--- START OF Data segment ---
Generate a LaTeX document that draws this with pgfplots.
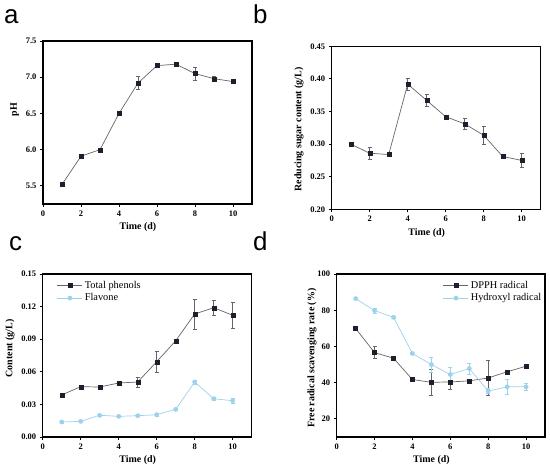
\documentclass[border=0pt]{standalone}
\usepackage{pgfplots}
\pgfplotsset{compat=1.18}
\usepackage{fontspec}
\setmainfont{Liberation Serif}
\newfontfamily\letterfont{Liberation Sans}
\definecolor{mk}{HTML}{1E1E2C}
\definecolor{ln}{HTML}{666666}
\definecolor{lb}{HTML}{9CD2EC}
\pgfplotsset{
  panel/.style={scale only axis, anchor=south west, width=209bp, height=163bp,
    axis line style={line width=1.3bp, black},
    tick align=outside, major tick length=3bp, xtick pos=lower, ytick pos=left,
    tick style={line width=0.8bp, black},
    /pgf/number format/assume math mode=true,
    tick label style={font=\bfseries\fontsize{8.5}{10}\selectfont},
    label style={font=\bfseries\fontsize{10}{12}\selectfont},
    xmin=0, xmax=11, xtick={0,2,4,6,8,10}, xlabel={Time (d)},
    xlabel style={at={(ticklabel cs:0.4545)}},
    clip=false,
    legend style={draw=none, fill=none, anchor=north west, font=\mdseries\fontsize{10.4}{12}\selectfont, row sep=0bp, inner sep=0pt, cells={anchor=west}},
    legend image code/.code={\draw[mark repeat=2,mark phase=2,##1] plot coordinates {(0bp,0bp) (12.5bp,0bp) (25bp,0bp)};},
  },
  blk/.style={color=ln, line width=0.7bp, mark=square*, mark size=2bp,
    mark options={fill=mk, draw=mk, line width=0.3bp},
    error bars/.cd, y dir=both, y explicit,
    error bar style={color=ln, line width=0.6bp},
    error mark options={rotate=90, mark size=2bp, color=ln, line width=0.6bp}},
  blu/.style={color=lb, line width=0.7bp, mark=*, mark size=2.2bp,
    mark options={fill=lb, draw=lb, line width=0.3bp},
    error bars/.cd, y dir=both, y explicit,
    error bar style={color=lb, line width=0.6bp},
    error mark options={rotate=90, mark size=2bp, color=lb, line width=0.6bp}},
}
\begin{document}
\begin{tikzpicture}
\useasboundingbox (0,0) rectangle (550bp,469bp);
\node[anchor=base west, inner sep=0pt, font=\letterfont\fontsize{26}{30}\selectfont] at (4bp,445bp) {a};
\node[anchor=base west, inner sep=0pt, font=\letterfont\fontsize{26}{30}\selectfont] at (253bp,445bp) {b};
\node[anchor=base west, inner sep=0pt, font=\letterfont\fontsize{26}{30}\selectfont] at (9bp,218bp) {c};
\node[anchor=base west, inner sep=0pt, font=\letterfont\fontsize{26}{30}\selectfont] at (253bp,218bp) {d};

% panel a
\begin{axis}[panel, at={(43bp,265bp)},
  ymin=5.25, ymax=7.5, ytick={5.5,6.0,6.5,7.0,7.5},
  yticklabel style={/pgf/number format/.cd, fixed, fixed zerofill, precision=1},
  ylabel={pH}, ylabel style={at={(ticklabel cs:0.58)}}]
\addplot[blk] table[x=x, y=y, y error=e] {
x y e
1 5.52 0.03
2 5.91 0.03
3 6.00 0.01
4 6.50 0.03
5 6.92 0.09
6 7.16 0.01
7 7.18 0.01
8 7.05 0.09
9 6.98 0.03
10 6.94 0.01
};
\end{axis}

% panel b
\begin{axis}[panel, at={(331.7bp,259.7bp)},
  ymin=0.20, ymax=0.45, ytick={0.20,0.25,0.30,0.35,0.40,0.45},
  yticklabel style={/pgf/number format/.cd, fixed, fixed zerofill, precision=2},
  ylabel={Reducing sugar content (g/L)}, ylabel style={at={(ticklabel cs:0.49)}}]
\addplot[blk] table[x=x, y=y, y error=e] {
x y e
1 0.300 0.002
2 0.286 0.0095
3 0.284 0.002
4 0.392 0.0094
5 0.367 0.009
6 0.342 0.002
7 0.331 0.009
8 0.3135 0.0145
9 0.281 0.002
10 0.275 0.011
};
\end{axis}

% panel c
\begin{axis}[panel, at={(42.7bp,32bp)},
  ymin=0, ymax=0.15, ytick={0,0.03,0.06,0.09,0.12,0.15},
  yticklabel style={/pgf/number format/.cd, fixed, fixed zerofill, precision=2},
  ylabel={Content (g/L)}, ylabel style={at={(ticklabel cs:0.543)}},
  legend style={at={(0.068,0.97)}}]
\addplot[blk] table[x=x, y=y, y error=e] {
x y e
1 0.0387 0.001
2 0.0463 0.001
3 0.0460 0.001
4 0.0497 0.001
5 0.0506 0.0046
6 0.0693 0.010
7 0.0886 0.001
8 0.1132 0.0137
9 0.1190 0.0067
10 0.1120 0.0117
};
\addlegendentry{Total phenols}
\addplot[blu] table[x=x, y=y, y error=e] {
x y e
1 0.0138 0.001
2 0.0144 0.001
3 0.0200 0.001
4 0.0190 0.001
5 0.0196 0.001
6 0.0205 0.001
7 0.0255 0.001
8 0.0506 0.002
9 0.0352 0.001
10 0.0334 0.002
};
\addlegendentry{Flavone}
\end{axis}

% panel d
\begin{axis}[panel, at={(336.7bp,32bp)}, width=208.3bp,
  ymin=10, ymax=100, ytick={20,40,60,80,100},
  ylabel={Free radical scavenging rate (\%)}, ylabel style={at={(ticklabel cs:0.484)}, yshift=-6bp},
  legend style={at={(0.51,0.97)}}]
\addplot[blk] table[x=x, y=y, y error=e] {
x y e
1 69.9 0.5
2 56.6 3.3
3 53.5 0.5
4 41.7 0.5
5 40.2 7.4
6 40.4 4.0
7 41.0 0.5
8 42.6 9.7
9 46.0 0.5
10 49.1 1.0
};
\addlegendentry{DPPH radical}
\addplot[blu] table[x=x, y=y, y error=e] {
x y e
1 86.4 0.5
2 79.8 1.5
3 76.1 0.5
4 56.1 0.5
5 50.0 4.1
6 44.5 4.0
7 47.8 3.0
8 35.4 1.5
9 37.7 4.0
10 37.7 2.0
};
\addlegendentry{Hydroxyl radical}
\end{axis}
\end{tikzpicture}
\end{document}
--- END OF Data segment ---
Return the listing above in full and without alteration, excluding its pictures.

Generate a LaTeX document that draws this with pgfplots.
\documentclass[border=0pt]{standalone}
\usepackage{pgfplots}
\pgfplotsset{compat=1.18}
\usepackage{fontspec}
\setmainfont{Liberation Serif}
\newfontfamily\letterfont{Liberation Sans}
\definecolor{mk}{HTML}{1E1E2C}
\definecolor{ln}{HTML}{666666}
\definecolor{lb}{HTML}{9CD2EC}
\pgfplotsset{
  panel/.style={scale only axis, anchor=south west, width=209bp, height=163bp,
    axis line style={line width=1.3bp, black},
    tick align=outside, major tick length=3bp, xtick pos=lower, ytick pos=left,
    tick style={line width=0.8bp, black},
    /pgf/number format/assume math mode=true,
    tick label style={font=\bfseries\fontsize{8.5}{10}\selectfont},
    label style={font=\bfseries\fontsize{10}{12}\selectfont},
    xmin=0, xmax=11, xtick={0,2,4,6,8,10}, xlabel={Time (d)},
    xlabel style={at={(ticklabel cs:0.4545)}},
    clip=false,
    legend style={draw=none, fill=none, anchor=north west, font=\mdseries\fontsize{10.4}{12}\selectfont, row sep=0bp, inner sep=0pt, cells={anchor=west}},
    legend image code/.code={\draw[mark repeat=2,mark phase=2,##1] plot coordinates {(0bp,0bp) (12.5bp,0bp) (25bp,0bp)};},
  },
  blk/.style={color=ln, line width=0.7bp, mark=square*, mark size=2bp,
    mark options={fill=mk, draw=mk, line width=0.3bp},
    error bars/.cd, y dir=both, y explicit,
    error bar style={color=ln, line width=0.6bp},
    error mark options={rotate=90, mark size=2bp, color=ln, line width=0.6bp}},
  blu/.style={color=lb, line width=0.7bp, mark=*, mark size=2.2bp,
    mark options={fill=lb, draw=lb, line width=0.3bp},
    error bars/.cd, y dir=both, y explicit,
    error bar style={color=lb, line width=0.6bp},
    error mark options={rotate=90, mark size=2bp, color=lb, line width=0.6bp}},
}
\begin{document}
\begin{tikzpicture}
\useasboundingbox (0,0) rectangle (550bp,469bp);
\node[anchor=base west, inner sep=0pt, font=\letterfont\fontsize{26}{30}\selectfont] at (4bp,445bp) {a};
\node[anchor=base west, inner sep=0pt, font=\letterfont\fontsize{26}{30}\selectfont] at (253bp,445bp) {b};
\node[anchor=base west, inner sep=0pt, font=\letterfont\fontsize{26}{30}\selectfont] at (9bp,218bp) {c};
\node[anchor=base west, inner sep=0pt, font=\letterfont\fontsize{26}{30}\selectfont] at (253bp,218bp) {d};

% panel a
\begin{axis}[panel, at={(43bp,265bp)},
  ymin=5.25, ymax=7.5, ytick={5.5,6.0,6.5,7.0,7.5},
  yticklabel style={/pgf/number format/.cd, fixed, fixed zerofill, precision=1},
  ylabel={pH}, ylabel style={at={(ticklabel cs:0.58)}}]
\addplot[blk] table[x=x, y=y, y error=e] {
x y e
1 5.52 0.03
2 5.91 0.03
3 6.00 0.01
4 6.50 0.03
5 6.92 0.09
6 7.16 0.01
7 7.18 0.01
8 7.05 0.09
9 6.98 0.03
10 6.94 0.01
};
\end{axis}

% panel b
\begin{axis}[panel, at={(331.7bp,259.7bp)},
  ymin=0.20, ymax=0.45, ytick={0.20,0.25,0.30,0.35,0.40,0.45},
  yticklabel style={/pgf/number format/.cd, fixed, fixed zerofill, precision=2},
  ylabel={Reducing sugar content (g/L)}, ylabel style={at={(ticklabel cs:0.49)}}]
\addplot[blk] table[x=x, y=y, y error=e] {
x y e
1 0.300 0.002
2 0.286 0.0095
3 0.284 0.002
4 0.392 0.0094
5 0.367 0.009
6 0.342 0.002
7 0.331 0.009
8 0.3135 0.0145
9 0.281 0.002
10 0.275 0.011
};
\end{axis}

% panel c
\begin{axis}[panel, at={(42.7bp,32bp)},
  ymin=0, ymax=0.15, ytick={0,0.03,0.06,0.09,0.12,0.15},
  yticklabel style={/pgf/number format/.cd, fixed, fixed zerofill, precision=2},
  ylabel={Content (g/L)}, ylabel style={at={(ticklabel cs:0.543)}},
  legend style={at={(0.068,0.97)}}]
\addplot[blk] table[x=x, y=y, y error=e] {
x y e
1 0.0387 0.001
2 0.0463 0.001
3 0.0460 0.001
4 0.0497 0.001
5 0.0506 0.0046
6 0.0693 0.010
7 0.0886 0.001
8 0.1132 0.0137
9 0.1190 0.0067
10 0.1120 0.0117
};
\addlegendentry{Total phenols}
\addplot[blu] table[x=x, y=y, y error=e] {
x y e
1 0.0138 0.001
2 0.0144 0.001
3 0.0200 0.001
4 0.0190 0.001
5 0.0196 0.001
6 0.0205 0.001
7 0.0255 0.001
8 0.0506 0.002
9 0.0352 0.001
10 0.0334 0.002
};
\addlegendentry{Flavone}
\end{axis}

% panel d
\begin{axis}[panel, at={(336.7bp,32bp)}, width=208.3bp,
  ymin=10, ymax=100, ytick={20,40,60,80,100},
  ylabel={Free radical scavenging rate (\%)}, ylabel style={at={(ticklabel cs:0.484)}, yshift=-6bp},
  legend style={at={(0.51,0.97)}}]
\addplot[blk] table[x=x, y=y, y error=e] {
x y e
1 69.9 0.5
2 56.6 3.3
3 53.5 0.5
4 41.7 0.5
5 40.2 7.4
6 40.4 4.0
7 41.0 0.5
8 42.6 9.7
9 46.0 0.5
10 49.1 1.0
};
\addlegendentry{DPPH radical}
\addplot[blu] table[x=x, y=y, y error=e] {
x y e
1 86.4 0.5
2 79.8 1.5
3 76.1 0.5
4 56.1 0.5
5 50.0 4.1
6 44.5 4.0
7 47.8 3.0
8 35.4 1.5
9 37.7 4.0
10 37.7 2.0
};
\addlegendentry{Hydroxyl radical}
\end{axis}
\end{tikzpicture}
\end{document}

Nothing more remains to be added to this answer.